Written task
Wherever "this" appears in a line, list that line.

## start Input

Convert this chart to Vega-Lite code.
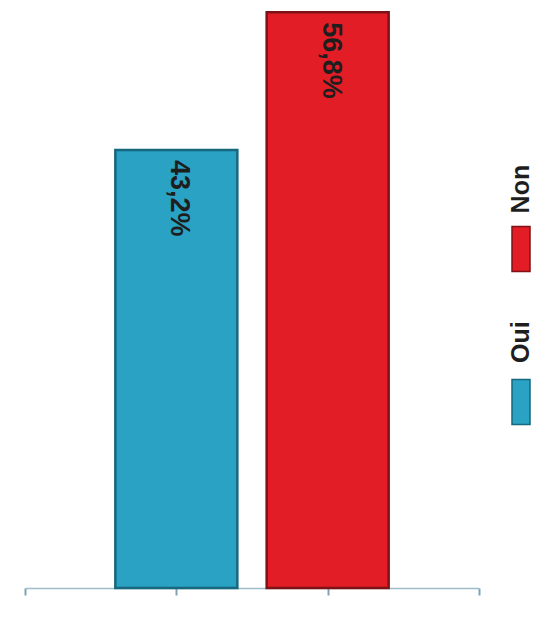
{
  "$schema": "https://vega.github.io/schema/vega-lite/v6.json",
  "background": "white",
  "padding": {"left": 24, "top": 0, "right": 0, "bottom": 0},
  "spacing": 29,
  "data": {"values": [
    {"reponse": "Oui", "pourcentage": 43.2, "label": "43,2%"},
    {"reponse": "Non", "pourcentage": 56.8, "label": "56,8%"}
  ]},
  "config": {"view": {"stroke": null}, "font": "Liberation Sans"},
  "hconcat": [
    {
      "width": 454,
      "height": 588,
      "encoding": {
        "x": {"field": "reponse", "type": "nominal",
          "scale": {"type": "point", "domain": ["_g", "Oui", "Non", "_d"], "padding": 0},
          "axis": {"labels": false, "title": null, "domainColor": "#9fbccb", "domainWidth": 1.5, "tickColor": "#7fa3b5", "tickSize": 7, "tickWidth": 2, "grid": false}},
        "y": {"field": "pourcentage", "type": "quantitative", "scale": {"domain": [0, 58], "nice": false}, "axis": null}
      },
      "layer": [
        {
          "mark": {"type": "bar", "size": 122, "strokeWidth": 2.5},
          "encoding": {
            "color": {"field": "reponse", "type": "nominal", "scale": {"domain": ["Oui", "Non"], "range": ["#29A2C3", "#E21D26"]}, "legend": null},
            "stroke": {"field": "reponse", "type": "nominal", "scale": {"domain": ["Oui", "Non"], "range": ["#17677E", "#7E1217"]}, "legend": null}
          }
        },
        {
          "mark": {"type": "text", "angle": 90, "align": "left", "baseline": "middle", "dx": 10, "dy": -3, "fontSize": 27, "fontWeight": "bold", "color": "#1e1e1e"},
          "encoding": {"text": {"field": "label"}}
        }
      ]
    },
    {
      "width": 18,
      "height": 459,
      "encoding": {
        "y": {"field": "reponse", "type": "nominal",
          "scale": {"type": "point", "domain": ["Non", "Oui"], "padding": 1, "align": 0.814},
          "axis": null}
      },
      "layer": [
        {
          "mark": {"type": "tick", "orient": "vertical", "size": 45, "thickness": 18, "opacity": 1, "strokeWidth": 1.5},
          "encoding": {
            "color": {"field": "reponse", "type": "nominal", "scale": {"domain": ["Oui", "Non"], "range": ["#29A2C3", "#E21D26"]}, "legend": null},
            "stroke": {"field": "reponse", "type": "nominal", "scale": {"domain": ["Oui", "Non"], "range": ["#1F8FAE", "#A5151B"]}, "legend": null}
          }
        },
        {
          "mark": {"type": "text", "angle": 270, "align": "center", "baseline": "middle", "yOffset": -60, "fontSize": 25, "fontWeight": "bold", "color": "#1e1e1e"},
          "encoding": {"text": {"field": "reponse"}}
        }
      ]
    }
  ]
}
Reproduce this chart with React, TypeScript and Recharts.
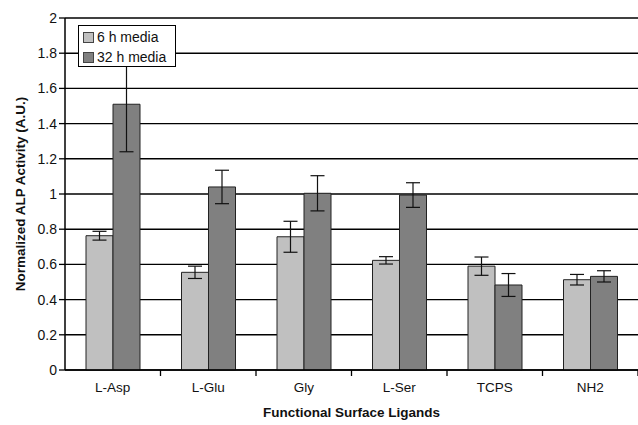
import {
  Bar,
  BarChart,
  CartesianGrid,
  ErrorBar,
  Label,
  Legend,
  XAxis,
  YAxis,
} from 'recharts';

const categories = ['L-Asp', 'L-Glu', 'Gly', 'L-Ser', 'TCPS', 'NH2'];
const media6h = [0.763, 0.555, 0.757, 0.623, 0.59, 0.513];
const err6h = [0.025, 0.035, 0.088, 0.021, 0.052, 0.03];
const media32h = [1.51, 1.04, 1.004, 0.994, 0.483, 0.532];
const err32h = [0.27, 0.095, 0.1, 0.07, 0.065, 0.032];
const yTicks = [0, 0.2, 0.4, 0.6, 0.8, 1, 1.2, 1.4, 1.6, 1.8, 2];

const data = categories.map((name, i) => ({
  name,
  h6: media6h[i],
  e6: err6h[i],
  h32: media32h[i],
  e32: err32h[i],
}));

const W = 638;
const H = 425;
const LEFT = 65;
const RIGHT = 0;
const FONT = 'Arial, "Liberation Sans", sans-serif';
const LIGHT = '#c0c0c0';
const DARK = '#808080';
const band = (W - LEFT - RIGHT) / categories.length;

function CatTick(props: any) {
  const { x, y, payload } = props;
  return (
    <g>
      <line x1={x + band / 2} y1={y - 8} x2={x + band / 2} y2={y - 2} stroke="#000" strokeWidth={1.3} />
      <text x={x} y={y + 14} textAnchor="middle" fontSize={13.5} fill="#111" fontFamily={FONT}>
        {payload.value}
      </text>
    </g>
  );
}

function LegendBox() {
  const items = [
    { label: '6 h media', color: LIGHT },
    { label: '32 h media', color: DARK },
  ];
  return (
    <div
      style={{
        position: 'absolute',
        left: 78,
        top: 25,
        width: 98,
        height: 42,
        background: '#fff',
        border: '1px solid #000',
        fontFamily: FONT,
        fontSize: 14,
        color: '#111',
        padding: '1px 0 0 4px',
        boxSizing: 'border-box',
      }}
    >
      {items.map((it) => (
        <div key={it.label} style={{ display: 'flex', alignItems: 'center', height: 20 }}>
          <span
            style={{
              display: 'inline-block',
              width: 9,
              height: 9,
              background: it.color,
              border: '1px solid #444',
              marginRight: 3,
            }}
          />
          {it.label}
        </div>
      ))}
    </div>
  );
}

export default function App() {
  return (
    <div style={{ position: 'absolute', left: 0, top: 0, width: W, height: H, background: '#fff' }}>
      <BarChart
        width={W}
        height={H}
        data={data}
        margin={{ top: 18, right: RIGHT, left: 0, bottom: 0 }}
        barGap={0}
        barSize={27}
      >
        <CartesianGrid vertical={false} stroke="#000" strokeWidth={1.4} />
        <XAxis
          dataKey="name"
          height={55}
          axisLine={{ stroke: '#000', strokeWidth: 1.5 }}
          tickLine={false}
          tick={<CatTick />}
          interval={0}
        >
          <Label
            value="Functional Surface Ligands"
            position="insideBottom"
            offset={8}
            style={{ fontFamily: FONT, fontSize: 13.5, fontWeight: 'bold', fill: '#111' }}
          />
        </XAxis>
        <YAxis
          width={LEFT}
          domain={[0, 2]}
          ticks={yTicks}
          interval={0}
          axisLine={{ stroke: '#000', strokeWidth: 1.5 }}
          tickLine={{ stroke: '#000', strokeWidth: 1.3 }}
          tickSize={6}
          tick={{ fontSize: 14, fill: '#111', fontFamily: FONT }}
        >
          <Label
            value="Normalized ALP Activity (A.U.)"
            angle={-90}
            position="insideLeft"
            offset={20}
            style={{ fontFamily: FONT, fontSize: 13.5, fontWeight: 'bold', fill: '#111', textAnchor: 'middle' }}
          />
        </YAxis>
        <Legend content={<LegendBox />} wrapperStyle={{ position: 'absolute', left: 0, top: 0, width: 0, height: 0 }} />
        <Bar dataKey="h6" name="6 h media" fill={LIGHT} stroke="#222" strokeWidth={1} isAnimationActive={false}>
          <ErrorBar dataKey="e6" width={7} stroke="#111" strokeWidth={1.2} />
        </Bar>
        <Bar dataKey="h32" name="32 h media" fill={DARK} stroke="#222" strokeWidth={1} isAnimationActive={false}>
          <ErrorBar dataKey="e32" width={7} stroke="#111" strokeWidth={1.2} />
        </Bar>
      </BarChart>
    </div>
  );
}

## end Input

Response
Convert this chart to Vega-Lite code.
Reproduce this chart with React, TypeScript and Recharts.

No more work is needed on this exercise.